The court held that a divisional application must disclose the best method known to the applicant at the filing date of the divisional application itself. If the applicant learned a better way of practicing the invention after filing the parent application but before filing the divisional, that improved method may need to be disclosed in the divisional specification.

That can create a significant challenge for patent owners. Divisional applications are often filed years after the original application. During that time, inventors may continue refining products, manufacturing processes, formulations, software implementations, or operating parameters.

Under the NOCO decision, those later-developed improvements may become relevant to best method compliance.

Why U.S. Applicants Should Care

Many U.S. patent applications are drafted with the assumption that best mode challenges are effectively off the table. That assumption may be harmless if protection is sought only in the United States. It becomes much riskier when the same patent family is filed internationally.

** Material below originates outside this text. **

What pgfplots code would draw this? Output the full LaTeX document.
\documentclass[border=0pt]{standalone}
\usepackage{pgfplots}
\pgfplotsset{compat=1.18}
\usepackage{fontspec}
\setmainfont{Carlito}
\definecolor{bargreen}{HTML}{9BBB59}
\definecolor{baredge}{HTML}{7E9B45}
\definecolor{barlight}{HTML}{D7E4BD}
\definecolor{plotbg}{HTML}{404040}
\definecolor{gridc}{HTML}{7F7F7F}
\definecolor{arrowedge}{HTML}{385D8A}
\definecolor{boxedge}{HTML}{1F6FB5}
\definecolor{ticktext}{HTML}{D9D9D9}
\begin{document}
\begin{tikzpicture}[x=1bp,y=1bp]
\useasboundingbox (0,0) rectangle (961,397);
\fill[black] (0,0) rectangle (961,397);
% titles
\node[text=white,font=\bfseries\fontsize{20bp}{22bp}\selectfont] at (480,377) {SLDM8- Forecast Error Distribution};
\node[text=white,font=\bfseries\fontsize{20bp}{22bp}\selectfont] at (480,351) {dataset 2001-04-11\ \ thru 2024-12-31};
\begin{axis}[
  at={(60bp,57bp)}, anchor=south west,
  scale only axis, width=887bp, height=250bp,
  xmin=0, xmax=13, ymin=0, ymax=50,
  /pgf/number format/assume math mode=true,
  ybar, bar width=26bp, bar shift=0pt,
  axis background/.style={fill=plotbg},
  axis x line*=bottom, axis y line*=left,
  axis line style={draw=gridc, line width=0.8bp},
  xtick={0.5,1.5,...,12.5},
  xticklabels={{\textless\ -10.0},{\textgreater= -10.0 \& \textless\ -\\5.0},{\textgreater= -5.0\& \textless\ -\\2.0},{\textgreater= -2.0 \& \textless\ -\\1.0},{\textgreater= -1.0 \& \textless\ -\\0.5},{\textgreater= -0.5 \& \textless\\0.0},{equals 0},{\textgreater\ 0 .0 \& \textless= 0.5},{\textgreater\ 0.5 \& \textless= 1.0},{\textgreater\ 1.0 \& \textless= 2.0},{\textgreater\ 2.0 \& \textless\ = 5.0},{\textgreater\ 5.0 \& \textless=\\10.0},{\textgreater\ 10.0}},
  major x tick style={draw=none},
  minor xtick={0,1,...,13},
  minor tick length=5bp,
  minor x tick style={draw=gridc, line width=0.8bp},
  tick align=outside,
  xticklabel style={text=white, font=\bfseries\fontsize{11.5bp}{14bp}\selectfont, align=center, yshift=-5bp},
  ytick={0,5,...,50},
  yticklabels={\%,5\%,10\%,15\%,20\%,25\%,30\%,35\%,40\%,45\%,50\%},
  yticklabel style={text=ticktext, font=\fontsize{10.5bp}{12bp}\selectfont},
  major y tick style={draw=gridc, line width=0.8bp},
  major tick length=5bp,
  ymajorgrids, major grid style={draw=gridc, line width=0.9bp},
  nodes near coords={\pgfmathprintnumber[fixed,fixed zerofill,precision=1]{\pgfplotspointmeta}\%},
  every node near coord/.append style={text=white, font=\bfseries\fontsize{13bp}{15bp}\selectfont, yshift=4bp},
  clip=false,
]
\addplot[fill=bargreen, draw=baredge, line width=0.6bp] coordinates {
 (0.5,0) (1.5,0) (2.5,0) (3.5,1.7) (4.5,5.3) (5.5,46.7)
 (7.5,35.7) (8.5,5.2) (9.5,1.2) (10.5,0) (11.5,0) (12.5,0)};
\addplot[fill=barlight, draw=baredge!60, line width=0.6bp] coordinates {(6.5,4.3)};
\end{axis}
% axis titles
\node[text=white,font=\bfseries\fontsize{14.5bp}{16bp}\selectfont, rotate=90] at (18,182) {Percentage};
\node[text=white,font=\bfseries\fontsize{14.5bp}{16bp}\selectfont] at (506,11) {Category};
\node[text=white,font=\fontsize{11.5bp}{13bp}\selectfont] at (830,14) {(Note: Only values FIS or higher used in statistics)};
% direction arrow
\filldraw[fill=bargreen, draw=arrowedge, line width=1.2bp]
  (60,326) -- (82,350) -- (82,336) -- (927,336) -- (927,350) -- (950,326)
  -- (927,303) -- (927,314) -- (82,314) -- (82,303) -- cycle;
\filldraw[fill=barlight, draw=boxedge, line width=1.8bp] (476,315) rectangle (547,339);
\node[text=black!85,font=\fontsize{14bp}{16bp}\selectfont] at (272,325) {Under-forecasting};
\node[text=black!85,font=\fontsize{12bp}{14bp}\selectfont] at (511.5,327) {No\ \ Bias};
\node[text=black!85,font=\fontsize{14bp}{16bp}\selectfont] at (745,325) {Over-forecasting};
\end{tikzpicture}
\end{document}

An application that omits preferred manufacturing techniques, preferred materials, optimized process conditions, or other known “best” approaches may survive scrutiny in the United States. The same omission could become a validity issue in Australia.

The risk may be particularly acute for divisional applications filed years after the original application, when the applicant’s understanding of the invention has evolved.

Australia Is Not Alone

Australia is not the only country that continues to require disclosure of the applicant’s best way of performing an invention.

India expressly requires a patent specification to disclose “the best method of performing the invention which is known to the applicant.” Failure to satisfy that requirement can create validity problems and may support revocation of a granted patent.

New Zealand likewise requires a complete specification to disclose “the best method of performing the invention” known to the applicant. The requirement is built directly into the Patents Act 2013 and forms part of the disclosure obligations imposed on patent applicants.

The United States is therefore something of an outlier. While U.S. law still contains a best mode requirement, Congress eliminated best mode as a basis for invalidating or rendering a patent unenforceable. As a result, a disclosure strategy that may present little practical risk in the United States could create significant issues in countries where the requirement remains enforceable.

The Practical Takeaway

For companies pursuing international patent protection, especially in Australia, disclosure decisions made during U.S. patent drafting can have consequences years later.

The safest course is often the simplest one: if the inventors know the best way to practice the invention, disclose it. That approach may seem unnecessary in the United States, where best mode is rarely litigated. But overseas, particularly in Australia, a failure to disclose the best method can still provide a potent weapon for patent challengers. The NOCO decision serves as a reminder that a patent strategy built solely around U.S. law can create unexpected vulnerabilities once the application crosses international borders.